Much of this science comes locally from Lawrence Berkeley National Laboratory which published recent results in the prestigious journal Proceedings of the National Academy of Sciences:

http://newscenter.lbl.gov/news-releases/2011/12/20/low-dose-radiation/#hide

Berkeley Lab Researchers Find Evidence Suggesting Risk May Not Be Proportional to Dose at Low Dose Levels


“Our data show that at lower doses of ionizing radiation, DNA repair mechanisms work much better than at higher doses,” says Mina Bissell, a world-renowned breast cancer researcher with Berkeley Lab’s Life Sciences Division. “This non-linear DNA damage response casts doubt on the general assumption that any amount of ionizing radiation is harmful and additive.”

"You can tell people all they

"You can tell people all they want that radiation from Fukushima is lower than natural radiation. The fact is that natural radiation is natural, and anything else *in addition* to natural radiation is unnatural and an added risk to people. Stop mincing words. It's not always about "levels"; it's just about exposure, period."

And there, it a nutshell, is why it's near impossible to have a rational discussion about radiation. Dose is dose. Dose from "natural" sources is just as damaging as dose from "un-natural" sources.

Yet, somehow, somewhere, we've acquired the meme that "natural" dose can be ignored while dose from "un-natural" sources is infinitely fatal. It just ain't so.

On the west coast of the US the contamination is negligible compared to what you are always exposed to.

I didn't actually say that

I didn't actually say that natural radiation is somehow less harmful than unnatural radiation, in the same way that people say that natural products are somehow less harmful than man-made ones.
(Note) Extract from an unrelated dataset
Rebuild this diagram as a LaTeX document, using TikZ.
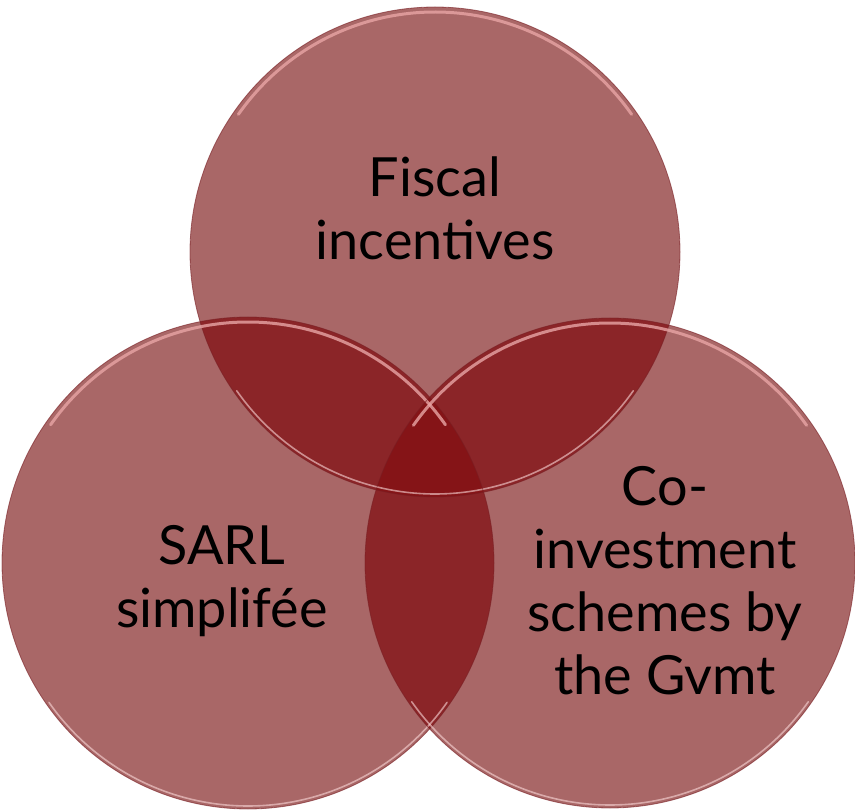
\documentclass[tikz,border=0pt]{standalone}
\usepackage{fontspec}
\setmainfont{Lato}
\usetikzlibrary{calc}
\definecolor{vsingle}{RGB}{169,103,103}
\definecolor{vdouble}{RGB}{139,37,40}
\definecolor{vtriple}{RGB}{133,20,23}
\definecolor{vrim}{RGB}{232,165,165}
\definecolor{vlow}{RGB}{250,215,215}
\definecolor{vedge}{RGB}{120,30,35}
\begin{document}
\begin{tikzpicture}[x=1pt,y=-1pt,
  lbl/.style={font=\fontsize{54}{63}\selectfont, align=center, text=black},
  rimline/.style={vrim, line width=3pt, opacity=0.8, line cap=round},
  lowline/.style={vlow, line width=1.6pt, opacity=0.6, line cap=round},
  edgeline/.style={vedge, line width=0.8pt, opacity=0.6}]
\useasboundingbox (0,0) rectangle (855,810);
\coordinate (ct) at (435,252);
\coordinate (cl) at (248,563);
\coordinate (cr) at (610,563);
\def\rt{245}\def\rl{246}\def\rr{245}
% single fills
\fill[vsingle] (ct) circle (\rt);
\fill[vsingle] (cl) circle (\rl);
\fill[vsingle] (cr) circle (\rr);
% pairwise overlaps
\begin{scope}
  \clip (ct) circle (\rt);
  \fill[vdouble] (cl) circle (\rl);
  \fill[vdouble] (cr) circle (\rr);
\end{scope}
\begin{scope}
  \clip (cl) circle (\rl);
  \fill[vdouble] (cr) circle (\rr);
\end{scope}
% triple overlap
\begin{scope}
  \clip (ct) circle (\rt);
  \clip (cl) circle (\rl);
  \fill[vtriple] (cr) circle (\rr);
\end{scope}
% edges and glossy rims
\foreach \c/\r in {ct/\rt, cl/\rl, cr/\rr}{
  \draw[edgeline] (\c) circle (\r);
  \draw[rimline] ($(\c)+(215:\r-5)$) arc (215:325:\r-5);
  \draw[lowline] ($(\c)+(35:\r-3)$) arc (35:145:\r-3);
}
% labels
\node[lbl] (fiscal) at (435,208) {Fiscal\\incentives};
\node[lbl] (sarl) at (222,581) {SARL\\simplifée};
\node[lbl] (coinv) at (665,581) {Co-\\investment\\schemes by\\the Gvmt};
\end{tikzpicture}
\end{document}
Everyone knows that natural products can be just as harmful, and that, my friend, is the point. It's all radiation, and all of it is problematic -- even too much radiation from the sun.

The earlier commentary about the body's ability to repair is a good one; however, nobody knows where the threshold is for when the system becomes overwhelmed...correct? In fact, that threshold likely varies from person to person but, even ON AVERAGE, we don't really know the answer to this question. So, in fact, nobody can definitively say how much exposure is safe. In reality all exposure is harmful, otherwise we wouldn't have need of these kinds of bodily repair systems...correct? The repair is a natural response to damage...correct?

Therefore, to say that "The current state of radiation science doesn't hold that any / all additional radiation is bad" is very misleading. In fact, all radiation is damaging, and we should consider it a blessing that we do have some physical mechanisms for reversing this type of damage to a certain, presently unknown, extent. However, we also should do everything we can not to incur this type of damage and, in fact, to prevent it from happening. I don't exactly feel like I'm preaching to the choir on this one, though, given that this site is sponsored by nuclear scientists who, I'm supposing, are not opposed to increasing nuclear energy usage.